# IRO vs. KHS frame sizing.



## slappypants (Sep 24, 2008)

Hello I want to buy a KHS flite100. While I was shopping around I noticed that my size for an IRO mark V is 56cm, and naturally I thought the KHS 57cm would be the right size for me. My stand over is about 31 inches. The KHS 57cm is 33 inches and the 53cm KHS is 31.5 (stand over) way more similar in measurement to the IRO 56cm. and the 59cm IRO is more comparable to the KHS 57cm. 
Is it normal to be that different in measurement? I am 5 10' and didn't think I'd have to buy a 53cm bike. If anyone could help or check out the geometry on both and give me some advice. I'd love to ride both but the flites are sold out until november. Anyone else have either of these frames and what did you end up buying? 
thanks.


----------



## Dave Hickey (Jan 27, 2002)

Forget standover and look at top tube length..standover is meaningless when determining frame fit..


----------



## slappypants (Sep 24, 2008)

*thanks*

thanks for the reply. I don't know which size frame I would be.


----------



## Dave Hickey (Jan 27, 2002)

Do you ride a road bike now? If so and it's comfortable, measure the top tube from the center of the seat tube to the center of the head tube.. It should be measured in centimeters...

Once you determine the top tube length, check the charts for the KHS and IRO and find something similar...


----------



## slappypants (Sep 24, 2008)

Dave Hickey said:


> Do you ride a road bike now? If so and it's comfortable, measure the top tube from the center of the seat tube to the center of the head tube.. It should be measured in centimeters..
> 
> 
> Once you determine the top tube length, check the charts for the KHS and IRO and find something similar...

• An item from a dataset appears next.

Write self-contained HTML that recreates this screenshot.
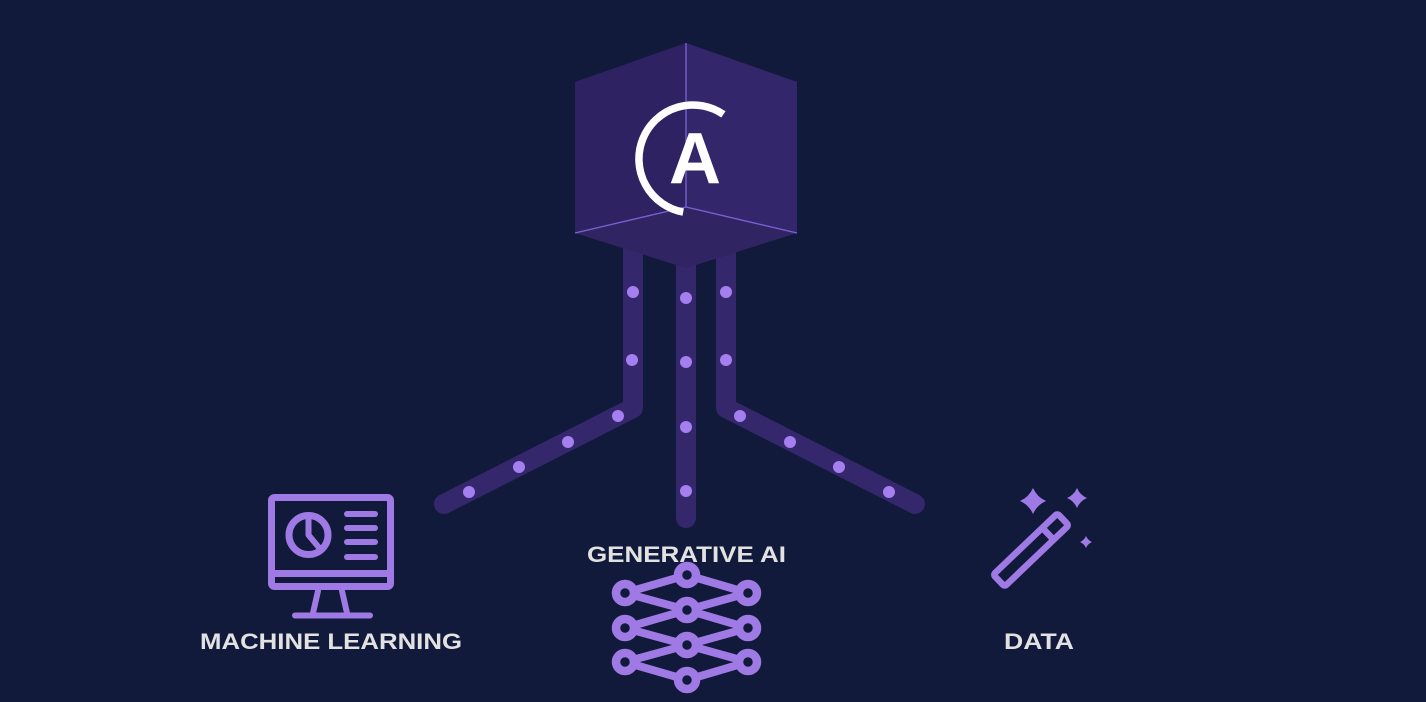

This will be my first road bike. I know it's hard to say without ever being on the bike. I'll check with my lbs.


----------



## slappypants (Sep 24, 2008)

thanks for replying


----------



## slappypants (Sep 24, 2008)

*Frame size*

I should have titled this thread bike frame size, doing a little research on potential bikes I would buy I notice that although their numbers in terms of top tube and seat tube etc. are relatively close in measurement they all label the size of their bikes differently which I don't understand, I've read some Sheldon Brown size fitting and Peter White's how to fit a bicycle I don't understand how a fame is labeled with a certain cm. Why is a 56cm bike a 56cm, just want to know where they get that number?( Not specifically 56cm). I found that I fit a 53cm khs flite100 and a 56cm IRO Mark V.


----------



## Dave Hickey (Jan 27, 2002)

The 56cm refers to seat tube size...

Depending on the manufacturer, seat tube are measured

1. From the center of the bottom bracket to the center of the top tube
2. From the center of the bottom bracket to the top of the top tube
3. From the center of the bottom bracket to the top of the seat collar
4. On compact frames(sloping top tube), size can be from the center of the bottom bracket to a virtual horizontal top tube.

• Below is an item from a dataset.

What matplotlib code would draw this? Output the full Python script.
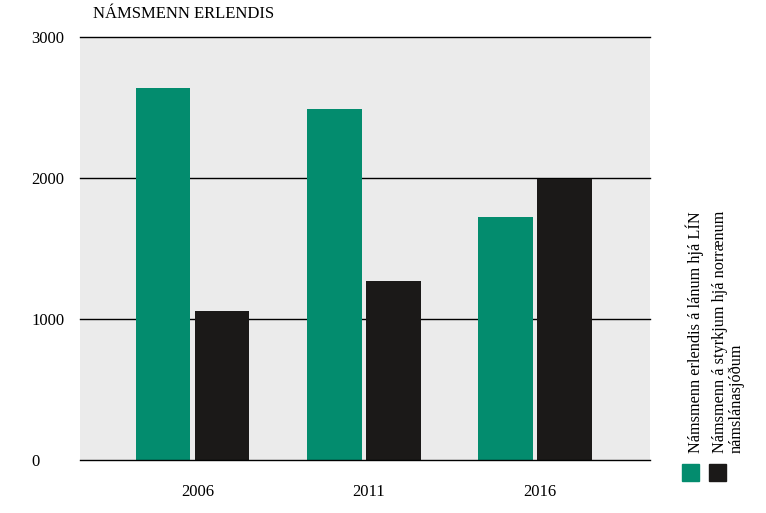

The above is why you can't just buy a 56cm XXX bike because a 56cm YYY bike happens to fit you... 

It's best to look at the geometry charts and not go by size and please forget standover as a way to determine fit


----------



## BIGBOB (Jan 29, 2004)

As stated, go by top tube length. That is the most critical dimension. Seat posts can be raised to accomodate. But T-T lengths and stem can only be stretched so far. 


Size by TT length. Then fit stem etc.
Most stems in a bike that fits properly will fall in the 11cm range. (110mm) 

IME, Bob


----------